Data for this exercise:
____
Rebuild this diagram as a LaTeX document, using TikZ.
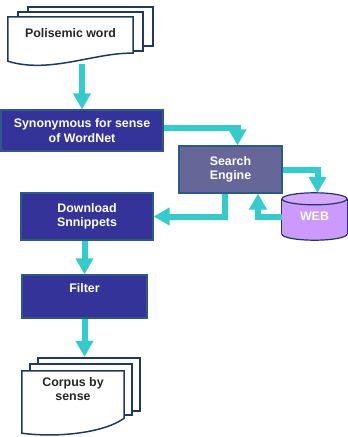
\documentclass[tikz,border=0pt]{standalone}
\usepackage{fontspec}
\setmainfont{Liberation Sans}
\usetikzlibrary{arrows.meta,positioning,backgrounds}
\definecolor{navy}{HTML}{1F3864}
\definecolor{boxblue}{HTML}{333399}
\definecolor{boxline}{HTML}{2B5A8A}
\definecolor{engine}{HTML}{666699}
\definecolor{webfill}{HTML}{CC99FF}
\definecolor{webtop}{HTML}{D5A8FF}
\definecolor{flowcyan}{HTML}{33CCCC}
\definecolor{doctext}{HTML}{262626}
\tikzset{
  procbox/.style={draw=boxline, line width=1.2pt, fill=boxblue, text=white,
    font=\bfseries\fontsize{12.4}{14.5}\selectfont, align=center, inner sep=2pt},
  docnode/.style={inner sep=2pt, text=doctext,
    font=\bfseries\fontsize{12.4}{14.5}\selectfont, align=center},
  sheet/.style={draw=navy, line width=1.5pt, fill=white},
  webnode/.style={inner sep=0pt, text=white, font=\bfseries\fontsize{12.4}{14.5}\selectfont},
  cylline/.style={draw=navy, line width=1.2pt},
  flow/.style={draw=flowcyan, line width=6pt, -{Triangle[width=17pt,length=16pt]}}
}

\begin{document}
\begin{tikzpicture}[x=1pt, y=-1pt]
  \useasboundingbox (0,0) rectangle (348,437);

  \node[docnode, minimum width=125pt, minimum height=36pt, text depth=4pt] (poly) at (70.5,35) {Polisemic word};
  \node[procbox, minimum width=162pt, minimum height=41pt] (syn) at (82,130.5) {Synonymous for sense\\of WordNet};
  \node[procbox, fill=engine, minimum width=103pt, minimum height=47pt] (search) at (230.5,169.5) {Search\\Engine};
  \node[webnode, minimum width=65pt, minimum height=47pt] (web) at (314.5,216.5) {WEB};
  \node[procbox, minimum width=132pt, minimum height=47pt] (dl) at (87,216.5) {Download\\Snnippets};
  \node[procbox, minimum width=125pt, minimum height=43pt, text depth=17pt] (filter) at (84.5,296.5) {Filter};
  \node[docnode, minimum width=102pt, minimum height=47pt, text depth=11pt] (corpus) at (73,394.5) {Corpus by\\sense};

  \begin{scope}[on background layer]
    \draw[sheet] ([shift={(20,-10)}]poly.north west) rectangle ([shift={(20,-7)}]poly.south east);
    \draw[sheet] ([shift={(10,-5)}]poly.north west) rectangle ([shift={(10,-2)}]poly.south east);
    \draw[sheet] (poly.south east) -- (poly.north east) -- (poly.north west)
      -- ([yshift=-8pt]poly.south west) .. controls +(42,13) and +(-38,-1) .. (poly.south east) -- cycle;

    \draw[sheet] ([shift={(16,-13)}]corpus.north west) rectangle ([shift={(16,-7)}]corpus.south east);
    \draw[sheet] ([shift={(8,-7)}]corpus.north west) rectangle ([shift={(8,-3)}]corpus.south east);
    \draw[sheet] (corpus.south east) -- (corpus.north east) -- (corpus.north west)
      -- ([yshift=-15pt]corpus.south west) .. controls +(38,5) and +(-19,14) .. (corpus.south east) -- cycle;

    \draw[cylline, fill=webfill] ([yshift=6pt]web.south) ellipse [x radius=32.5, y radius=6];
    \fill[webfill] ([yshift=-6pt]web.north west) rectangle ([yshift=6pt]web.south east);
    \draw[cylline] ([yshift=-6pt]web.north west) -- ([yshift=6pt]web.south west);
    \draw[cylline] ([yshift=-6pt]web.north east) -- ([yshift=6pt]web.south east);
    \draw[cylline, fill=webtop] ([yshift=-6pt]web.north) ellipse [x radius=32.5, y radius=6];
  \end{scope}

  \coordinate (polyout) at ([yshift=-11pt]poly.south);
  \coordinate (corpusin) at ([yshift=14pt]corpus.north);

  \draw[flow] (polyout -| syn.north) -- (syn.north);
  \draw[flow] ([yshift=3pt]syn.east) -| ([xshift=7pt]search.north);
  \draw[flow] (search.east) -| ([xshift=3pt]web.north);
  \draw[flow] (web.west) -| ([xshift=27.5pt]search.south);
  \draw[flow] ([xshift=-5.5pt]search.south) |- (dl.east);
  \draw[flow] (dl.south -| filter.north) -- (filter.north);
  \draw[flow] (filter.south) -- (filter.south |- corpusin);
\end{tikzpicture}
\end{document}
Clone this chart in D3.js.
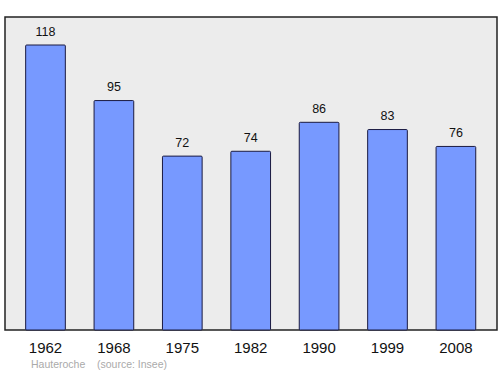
____
Required task: The records above must be echoed exactly, minus their pictures.

Answer to this task:
Rebuild this diagram as a LaTeX document, using TikZ.
\documentclass[tikz,border=0pt]{standalone}
\usepackage{fontspec}
\setmainfont{Liberation Sans}
\usetikzlibrary{arrows.meta,positioning,backgrounds}
\definecolor{navy}{HTML}{1F3864}
\definecolor{boxblue}{HTML}{333399}
\definecolor{boxline}{HTML}{2B5A8A}
\definecolor{engine}{HTML}{666699}
\definecolor{webfill}{HTML}{CC99FF}
\definecolor{webtop}{HTML}{D5A8FF}
\definecolor{flowcyan}{HTML}{33CCCC}
\definecolor{doctext}{HTML}{262626}
\tikzset{
  procbox/.style={draw=boxline, line width=1.2pt, fill=boxblue, text=white,
    font=\bfseries\fontsize{12.4}{14.5}\selectfont, align=center, inner sep=2pt},
  docnode/.style={inner sep=2pt, text=doctext,
    font=\bfseries\fontsize{12.4}{14.5}\selectfont, align=center},
  sheet/.style={draw=navy, line width=1.5pt, fill=white},
  webnode/.style={inner sep=0pt, text=white, font=\bfseries\fontsize{12.4}{14.5}\selectfont},
  cylline/.style={draw=navy, line width=1.2pt},
  flow/.style={draw=flowcyan, line width=6pt, -{Triangle[width=17pt,length=16pt]}}
}

\begin{document}
\begin{tikzpicture}[x=1pt, y=-1pt]
  \useasboundingbox (0,0) rectangle (348,437);

  \node[docnode, minimum width=125pt, minimum height=36pt, text depth=4pt] (poly) at (70.5,35) {Polisemic word};
  \node[procbox, minimum width=162pt, minimum height=41pt] (syn) at (82,130.5) {Synonymous for sense\\of WordNet};
  \node[procbox, fill=engine, minimum width=103pt, minimum height=47pt] (search) at (230.5,169.5) {Search\\Engine};
  \node[webnode, minimum width=65pt, minimum height=47pt] (web) at (314.5,216.5) {WEB};
  \node[procbox, minimum width=132pt, minimum height=47pt] (dl) at (87,216.5) {Download\\Snnippets};
  \node[procbox, minimum width=125pt, minimum height=43pt, text depth=17pt] (filter) at (84.5,296.5) {Filter};
  \node[docnode, minimum width=102pt, minimum height=47pt, text depth=11pt] (corpus) at (73,394.5) {Corpus by\\sense};

  \begin{scope}[on background layer]
    \draw[sheet] ([shift={(20,-10)}]poly.north west) rectangle ([shift={(20,-7)}]poly.south east);
    \draw[sheet] ([shift={(10,-5)}]poly.north west) rectangle ([shift={(10,-2)}]poly.south east);
    \draw[sheet] (poly.south east) -- (poly.north east) -- (poly.north west)
      -- ([yshift=-8pt]poly.south west) .. controls +(42,13) and +(-38,-1) .. (poly.south east) -- cycle;

    \draw[sheet] ([shift={(16,-13)}]corpus.north west) rectangle ([shift={(16,-7)}]corpus.south east);
    \draw[sheet] ([shift={(8,-7)}]corpus.north west) rectangle ([shift={(8,-3)}]corpus.south east);
    \draw[sheet] (corpus.south east) -- (corpus.north east) -- (corpus.north west)
      -- ([yshift=-15pt]corpus.south west) .. controls +(38,5) and +(-19,14) .. (corpus.south east) -- cycle;

    \draw[cylline, fill=webfill] ([yshift=6pt]web.south) ellipse [x radius=32.5, y radius=6];
    \fill[webfill] ([yshift=-6pt]web.north west) rectangle ([yshift=6pt]web.south east);
    \draw[cylline] ([yshift=-6pt]web.north west) -- ([yshift=6pt]web.south west);
    \draw[cylline] ([yshift=-6pt]web.north east) -- ([yshift=6pt]web.south east);
    \draw[cylline, fill=webtop] ([yshift=-6pt]web.north) ellipse [x radius=32.5, y radius=6];
  \end{scope}

  \coordinate (polyout) at ([yshift=-11pt]poly.south);
  \coordinate (corpusin) at ([yshift=14pt]corpus.north);

  \draw[flow] (polyout -| syn.north) -- (syn.north);
  \draw[flow] ([yshift=3pt]syn.east) -| ([xshift=7pt]search.north);
  \draw[flow] (search.east) -| ([xshift=3pt]web.north);
  \draw[flow] (web.west) -| ([xshift=27.5pt]search.south);
  \draw[flow] ([xshift=-5.5pt]search.south) |- (dl.east);
  \draw[flow] (dl.south -| filter.north) -- (filter.north);
  \draw[flow] (filter.south) -- (filter.south |- corpusin);
\end{tikzpicture}
\end{document}
Clone this chart in D3.js.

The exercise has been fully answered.